▶ WHAT YOU NEED TO DO
From the material below, list every line containing "script".

▶ PROVIDED ENTRIES

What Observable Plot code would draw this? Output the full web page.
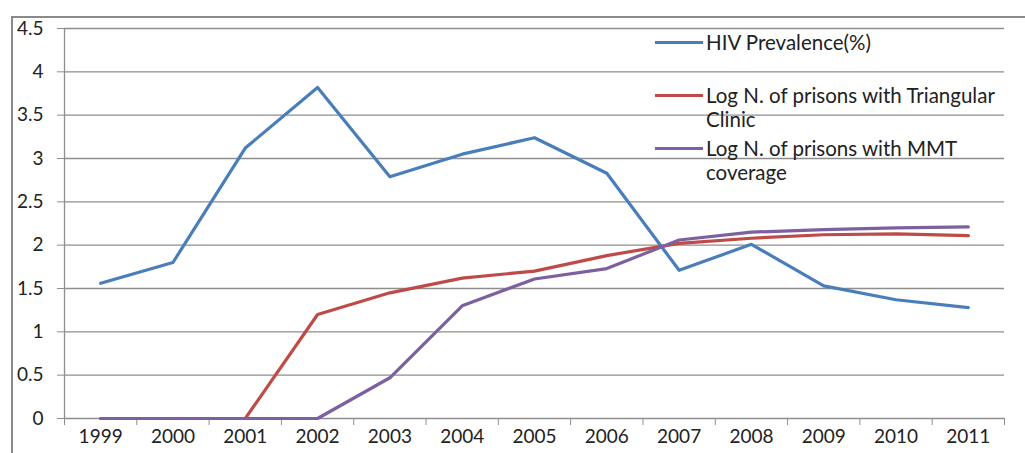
<!DOCTYPE html>
<html>
<head>
<meta charset="utf-8">
<script src="https://cdn.jsdelivr.net/npm/d3@7"></script>
<script src="https://cdn.jsdelivr.net/npm/@observablehq/plot@0.6"></script>
<style>
  html, body { margin: 0; padding: 0; background: #fff; }
  #wrap { position: relative; width: 1025px; height: 453px; overflow: hidden; font-family: Lato, "Open Sans", sans-serif; }
  #frame { position: absolute; left: 11px; top: 16px; width: 1100px; height: 500px; border-top: 2px solid #8a8a8a; border-left: 2px solid #8a8a8a; box-sizing: border-box; }
  #chart { position: absolute; left: 0; top: 0; }
  .legend { position: absolute; left: 655px; font-size: 20.5px; color: #222; line-height: 24px; }
  .legend .row { position: absolute; white-space: nowrap; }
  .legend .sw { position: absolute; left: 0; width: 48px; height: 3px; }
  .legend .lab { position: absolute; left: 51px; top: 0; }
</style>
</head>
<body>
<div id="wrap">
  <div id="frame"></div>
  <div id="chart"></div>
  <div class="legend" id="legend"></div>
</div>
<script>
const years = [1999, 2000, 2001, 2002, 2003, 2004, 2005, 2006, 2007, 2008, 2009, 2010, 2011];
const hivPrevalence = [1.56, 1.80, 3.12, 3.82, 2.79, 3.05, 3.24, 2.83, 1.71, 2.01, 1.53, 1.37, 1.28];
const logTriangular = [0, 0, 0, 1.20, 1.45, 1.62, 1.70, 1.88, 2.02, 2.08, 2.12, 2.13, 2.11];
const logMMT = [0, 0, 0, 0, 0.47, 1.30, 1.61, 1.73, 2.06, 2.15, 2.18, 2.20, 2.21];
const seriesNames = ["HIV Prevalence(%)", "Log N. of prisons with Triangular Clinic", "Log N. of prisons with MMT coverage"];
const seriesLegendLines = [["HIV Prevalence(%)"], ["Log N. of prisons with Triangular", "Clinic"], ["Log N. of prisons with MMT", "coverage"]];
const seriesColors = ["#4A7EBB", "#BE4B48", "#7D60A0"];
const yTicks = [0, 0.5, 1, 1.5, 2, 2.5, 3, 3.5, 4, 4.5];

const allSeries = [hivPrevalence, logTriangular, logMMT];
const rows = [];
allSeries.forEach((vals, si) => {
  vals.forEach((v, i) => rows.push({ year: years[i], value: v, series: seriesNames[si] }));
});
const boundaries = years.map(y => y - 0.5).concat([years[years.length - 1] + 0.5]);

const gridColor = "#8e8e8e";
const font = "Lato, 'Open Sans', sans-serif";

const plot = Plot.plot({
  width: 1025,
  height: 453,
  marginLeft: 64,
  marginRight: 21,
  marginTop: 28,
  marginBottom: 35,
  style: { fontFamily: font, fontSize: "19px", color: "#222", background: "transparent" },
  x: { domain: [years[0] - 0.5, years[years.length - 1] + 0.5] },
  y: { domain: [0, 4.5] },
  color: { domain: seriesNames, range: seriesColors },
  marks: [
    Plot.gridY(yTicks.filter(t => t > 0), { stroke: gridColor, strokeOpacity: 1, strokeWidth: 1.3 }),
    Plot.ruleX([boundaries[0]], { stroke: gridColor, strokeWidth: 1.3 }),
    Plot.ruleY([0], { stroke: gridColor, strokeWidth: 1.3 }),
    Plot.axisY({ ticks: yTicks, tickSize: 7, tickPadding: 14, stroke: gridColor, tickFormat: d => String(d), label: null, fill: "#222" }),
    Plot.axisX({ ticks: boundaries, tickSize: 7, tickFormat: () => "", stroke: gridColor, label: null }),
    Plot.axisX({ ticks: years, tickSize: 0, tickPadding: 11, tickFormat: d => String(d), label: null, fill: "#222" }),
    Plot.line(rows, { x: "year", y: "value", z: "series", stroke: "series", strokeWidth: 3.2, strokeLinejoin: "round", strokeLinecap: "round" })
  ]
});
document.getElementById("chart").appendChild(plot);

// Legend
const legend = document.getElementById("legend");
const legendTops = [30, 83, 136];
seriesNames.forEach((name, i) => {
  const row = document.createElement("div");
  row.className = "row";
  row.style.top = legendTops[i] + "px";
  const sw = document.createElement("div");
  sw.className = "sw";
  sw.style.background = seriesColors[i];
  sw.style.top = "11px";
  const lab = document.createElement("div");
  lab.className = "lab";
  lab.innerHTML = seriesLegendLines[i].join("<br>");
  row.appendChild(sw);
  row.appendChild(lab);
  legend.appendChild(row);
});
</script>
</body>
</html>
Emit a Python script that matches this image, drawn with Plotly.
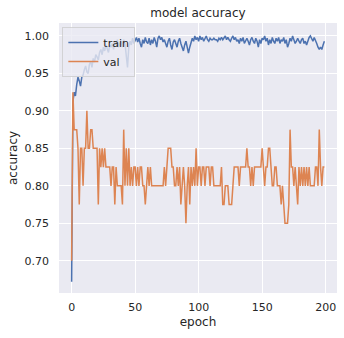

▶ ANSWER TO THIS EXERCISE
<script src="https://cdn.jsdelivr.net/npm/d3@7"></script>
<script src="https://cdn.jsdelivr.net/npm/@observablehq/plot@0.6"></script>
<script>
</script>
Emit a Python script that matches this image, drawn with Plotly.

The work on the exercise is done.